De una escritura musical tan brillante como intrincada y compleja, y con un texto que se ciñe a esos oleajes sonoros como un guante, esta obra, pensada casi en contra del teatro de contingencias, es una de las óperas más bellas y significativas del repertorio y, asimismo, una de las que menos se programa. Las dificultades de montaje son enormes y conformar un elenco a la altura de las exigencias musicales (técnicas y expresivas) está afuera de las posibilidades de la mayoría de los teatros del mundo. Que el Colón la haya programado y que la haya presentado en una versión sumamente digna es ya un logro en sí mismo. Que algunas de las interpretaciones hayan estado a gran altura, empezando por la de la orquesta, conducida con tanto rigor como musicalidad por Ira Levin, y por un elenco elegido con buen criterio, muestra entonces no sólo la clase de teatro que el Colón es, por tradición y por la calidad de sus cuerpos, sino el que puede ser, cuando se lo programa con tino.

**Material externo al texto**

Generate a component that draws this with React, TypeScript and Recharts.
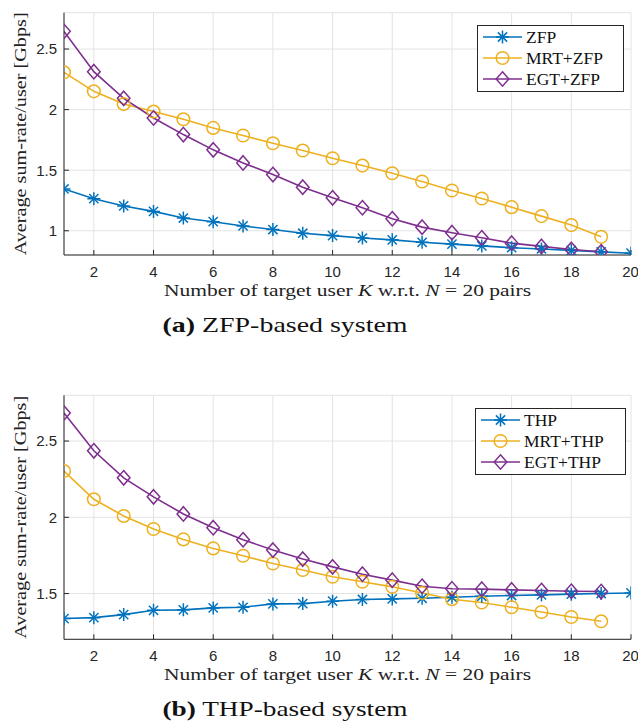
import React from 'react';
import { LineChart, Line, XAxis, YAxis, CartesianGrid, Legend } from 'recharts';

const kValues = [1, 2, 3, 4, 5, 6, 7, 8, 9, 10, 11, 12, 13, 14, 15, 16, 17, 18, 19, 20];

const zfp = [1.345, 1.265, 1.205, 1.16, 1.105, 1.075, 1.04, 1.01, 0.98, 0.96, 0.94, 0.925, 0.905, 0.89, 0.875, 0.86, 0.85, 0.838, 0.826, 0.815];
const mrtZfp = [2.308, 2.151, 2.047, 1.984, 1.92, 1.849, 1.786, 1.722, 1.662, 1.599, 1.538, 1.475, 1.407, 1.332, 1.266, 1.195, 1.121, 1.047, 0.95];
const egtZfp = [2.646, 2.313, 2.093, 1.931, 1.794, 1.668, 1.56, 1.464, 1.36, 1.272, 1.19, 1.099, 1.03, 0.984, 0.942, 0.898, 0.871, 0.846, 0.827];

const thp = [1.336, 1.342, 1.362, 1.39, 1.393, 1.406, 1.41, 1.432, 1.434, 1.45, 1.461, 1.465, 1.469, 1.476, 1.482, 1.487, 1.491, 1.496, 1.5, 1.504];
const mrtThp = [2.303, 2.118, 2.009, 1.923, 1.855, 1.796, 1.748, 1.697, 1.654, 1.61, 1.577, 1.544, 1.504, 1.463, 1.441, 1.41, 1.379, 1.346, 1.318];
const egtThp = [2.684, 2.436, 2.259, 2.134, 2.022, 1.932, 1.853, 1.785, 1.726, 1.675, 1.627, 1.588, 1.548, 1.531, 1.529, 1.524, 1.52, 1.515, 1.513];

const seriesNamesA = ['ZFP', 'MRT+ZFP', 'EGT+ZFP'];
const seriesNamesB = ['THP', 'MRT+THP', 'EGT+THP'];

const xTicks = [2, 4, 6, 8, 10, 12, 14, 16, 18, 20];
const xDomain = [1, 20];
const yTicksA = [1, 1.5, 2, 2.5];
const yDomainA = [0.8, 2.8];
const yTicksB = [1.5, 2, 2.5];
const yDomainB = [1.2, 2.8];

const yLabelText = 'Average sum-rate/user [Gbps]';

const BLUE = '#0072BD';
const ORANGE = '#EDB120';
const PURPLE = '#7E2F8E';
const AXIS = '#262626';
const GRID = '#e3e3e3';
const SERIF = '"Liberation Serif", "Times New Roman", serif';
const SANS = '"Liberation Sans", Arial, sans-serif';

const buildRows = (a: number[], b: number[], c: number[]) =>
  kValues.map((k, i) => ({
    k,
    s1: a[i] !== undefined ? a[i] : null,
    s2: b[i] !== undefined ? b[i] : null,
    s3: c[i] !== undefined ? c[i] : null,
  }));

const rowsA = buildRows(zfp, mrtZfp, egtZfp);
const rowsB = buildRows(thp, mrtThp, egtThp);

type MarkerKind = 'star' | 'circle' | 'diamond';

const Marker = ({ kind, cx, cy, color }: { kind: MarkerKind; cx: number; cy: number; color: string }) => {
  if (kind === 'star') {
    const r = 6.5;
    const d = r * 0.707;
    return (
      <g stroke={color} strokeWidth={1.5} fill="none">
        <line x1={cx - r} y1={cy} x2={cx + r} y2={cy} />
        <line x1={cx} y1={cy - r} x2={cx} y2={cy + r} />
        <line x1={cx - d} y1={cy - d} x2={cx + d} y2={cy + d} />
        <line x1={cx - d} y1={cy + d} x2={cx + d} y2={cy - d} />
      </g>
    );
  }
  if (kind === 'circle') {
    return <circle cx={cx} cy={cy} r={6.3} stroke={color} strokeWidth={1.5} fill="none" />;
  }
  const w = 6.3;
  const h = 7.2;
  return (
    <path
      d={`M${cx},${cy - h}L${cx + w},${cy}L${cx},${cy + h}L${cx - w},${cy}Z`}
      stroke={color}
      strokeWidth={1.5}
      fill="none"
    />
  );
};

const makeDot = (kind: MarkerKind, color: string) => (props: any) => {
  const { cx, cy, index, value } = props;
  if (value === null || value === undefined || cy === null || cy === undefined || isNaN(cy)) {
    return <g key={`e-${kind}-${index}`} />;
  }
  return (
    <g key={`d-${kind}-${index}`}>
      <Marker kind={kind} cx={cx} cy={cy} color={color} />
    </g>
  );
};

const kinds: MarkerKind[] = ['star', 'circle', 'diamond'];
const colors = [BLUE, ORANGE, PURPLE];

const LegendBox = ({ names, width }: { names: string[]; width: number }) => (
  <div
    style={{
      width,
      boxSizing: 'border-box',
      border: `1px solid ${AXIS}`,
      background: '#fff',
      padding: '1px 0 2px 0',
    }}
  >
    {names.map((n, i) => (
      <div key={n} style={{ display: 'flex', alignItems: 'center', height: 20.7 }}>
        <svg width={48} height={20} style={{ display: 'block' }}>
          <line x1={5} y1={10} x2={44} y2={10} stroke={colors[i]} strokeWidth={1.5} />
          <Marker kind={kinds[i]} cx={24.5} cy={10} color={colors[i]} />
        </svg>
        <span style={{ fontFamily: SERIF, fontSize: 17.5, color: '#111', lineHeight: '20px' }}>{n}</span>
      </div>
    ))}
  </div>
);

type PanelProps = {
  rows: any[];
  names: string[];
  yTicks: number[];
  yDomain: number[];
  top: number;
  height: number;
  marginTop: number;
  plotHeight: number;
  legendLeft: number;
  legendTop: number;
  legendWidth: number;
  captionTag: string;
  captionRest: string;
};

const PLOT_LEFT = 64;
const PLOT_RIGHT = 631;
const WIDTH = 638;
const TICK_IN = -5;

const Panel = (p: PanelProps) => {
  const plotTop = p.marginTop;
  const plotBottom = p.marginTop + p.plotHeight;
  const xAxisHeight = p.height - plotBottom;
  const midX = (PLOT_LEFT + PLOT_RIGHT) / 2;
  const midY = (plotTop + plotBottom) / 2;

  const xLabelContent = () => (
    <g>
      <text
        x={midX}
        y={plotBottom + 41}
        textAnchor="middle"
        fontFamily={SERIF}
        fontSize={16}
        fill="#222"
        textLength={367}
        lengthAdjust="spacingAndGlyphs"
      >
        Number of target user <tspan fontStyle="italic">K</tspan> w.r.t. <tspan fontStyle="italic">N</tspan> = 20 pairs
      </text>
      <text
        x={285}
        y={plotBottom + 77}
        textAnchor="middle"
        fontFamily={SERIF}
        fontSize={21}
        fill="#111"
        textLength={245}
        lengthAdjust="spacingAndGlyphs"
      >
        <tspan fontWeight="bold">{p.captionTag}</tspan> {p.captionRest}
      </text>
    </g>
  );

  const yLabelContent = () => (
    <text
      x={26}
      y={midY}
      transform={`rotate(-90 26 ${midY})`}
      textAnchor="middle"
      fontFamily={SERIF}
      fontSize={16}
      fill="#222"
      textLength={243}
      lengthAdjust="spacingAndGlyphs"
    >
      {yLabelText}
    </text>
  );

  const axisLine = { stroke: AXIS, strokeWidth: 1 };
  const tickLine = { stroke: AXIS, strokeWidth: 1 };

  return (
    <div style={{ position: 'absolute', left: 0, top: p.top, width: WIDTH, height: p.height }}>
      <LineChart
        width={WIDTH}
        height={p.height}
        data={p.rows}
        margin={{ top: p.marginTop, right: WIDTH - PLOT_RIGHT, bottom: 0, left: 0 }}
      >
        <CartesianGrid stroke={GRID} strokeWidth={1} />
        <XAxis
          dataKey="k"
          type="number"
          domain={xDomain}
          ticks={xTicks}
          allowDataOverflow
          height={xAxisHeight}
          tickLine={tickLine}
          tickSize={TICK_IN}
          tickMargin={16}
          axisLine={axisLine}
          tick={{ fill: AXIS, fontSize: 15, fontFamily: SANS }}
          label={{ content: xLabelContent }}
        />
        <XAxis
          xAxisId="top"
          orientation="top"
          dataKey="k"
          type="number"
          domain={xDomain}
          ticks={xTicks}
          allowDataOverflow
          height={0}
          tickLine={tickLine}
          tickSize={TICK_IN}
          tick={false}
          axisLine={axisLine}
        />
        <YAxis
          type="number"
          domain={p.yDomain}
          ticks={p.yTicks}
          allowDataOverflow
          width={PLOT_LEFT}
          tickLine={tickLine}
          tickSize={TICK_IN}
          tickMargin={12}
          axisLine={axisLine}
          tick={{ fill: AXIS, fontSize: 15, fontFamily: SANS }}
          label={{ content: yLabelContent }}
        />
        <YAxis
          yAxisId="right"
          orientation="right"
          type="number"
          domain={p.yDomain}
          ticks={p.yTicks}
          allowDataOverflow
          width={0}
          tickLine={tickLine}
          tickSize={TICK_IN}
          tick={false}
          axisLine={axisLine}
        />
        {['s1', 's2', 's3'].map((key, i) => (
          <Line
            key={key}
            dataKey={key}
            name={p.names[i]}
            type="linear"
            stroke={colors[i]}
            strokeWidth={1.6}
            dot={makeDot(kinds[i], colors[i])}
            activeDot={false}
            connectNulls={false}
            isAnimationActive={false}
          />
        ))}
        <Legend
          layout="vertical"
          align="center"
          verticalAlign="middle"
          wrapperStyle={{ left: p.legendLeft, top: p.legendTop, width: p.legendWidth }}
          content={() => <LegendBox names={p.names} width={p.legendWidth} />}
        />
      </LineChart>
    </div>
  );
};

export default function App() {
  return (
    <div style={{ position: 'absolute', left: 0, top: 0, width: 638, height: 724, background: '#fff' }}>
      <Panel
        rows={rowsA}
        names={seriesNamesA}
        yTicks={yTicksA}
        yDomain={yDomainA}
        top={0}
        height={340}
        marginTop={12.7}
        plotHeight={242.3}
        legendLeft={477}
        legendTop={25}
        legendWidth={147}
        captionTag="(a)"
        captionRest="ZFP-based system"
      />
      <Panel
        rows={rowsB}
        names={seriesNamesB}
        yTicks={yTicksB}
        yDomain={yDomainB}
        top={380}
        height={344}
        marginTop={15.3}
        plotHeight={244}
        legendLeft={475}
        legendTop={28}
        legendWidth={151}
        captionTag="(b)"
        captionRest="THP-based system"
      />
    </div>
  );
}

La puesta de Homoki recurre a un simbolismo sencillo y efectivo. Los personajes llevan en sus vestuarios los mismos ideogramas que cubren las paredes del escenario y se mimetizan con ellas o se destacan, sobre todo mediante el color, según su función en esa historia fuertemente simbólica, en la que se discurre acerca de lo humano y en que la posibilidad de verse o no aparece literalmente escenificada con las vendas en los ojos que llevan algunos de los personajes. Con un excelente trabajo de iluminación y una escenografía sugerente, la lectura de Homoki puede, por su supuesto, ser discutida pero, sin duda, muestra una mirada sobre la obra. La orquesta, excelente en general y con momentos destacadísimos en los solos de violín y en los pasajes de cuerdas en el comienzo del segundo acto y de las maderas en el principio del tercero, tuvo una actuación brillante, al igual que los coros. Iris Vermillon y Manuela Uhl, como el aya y la emperatriz, tuvieron muy buenas actuaciones, al igual que Jukka Rasilainen como Barak y Elena Pankratova como su esposa. Menos afortunada resultó la elección para el papel de emperador de Stephen Gould, sumamente estrangulado en su registro agudo. El resto del elenco cumplió las demandas con altura.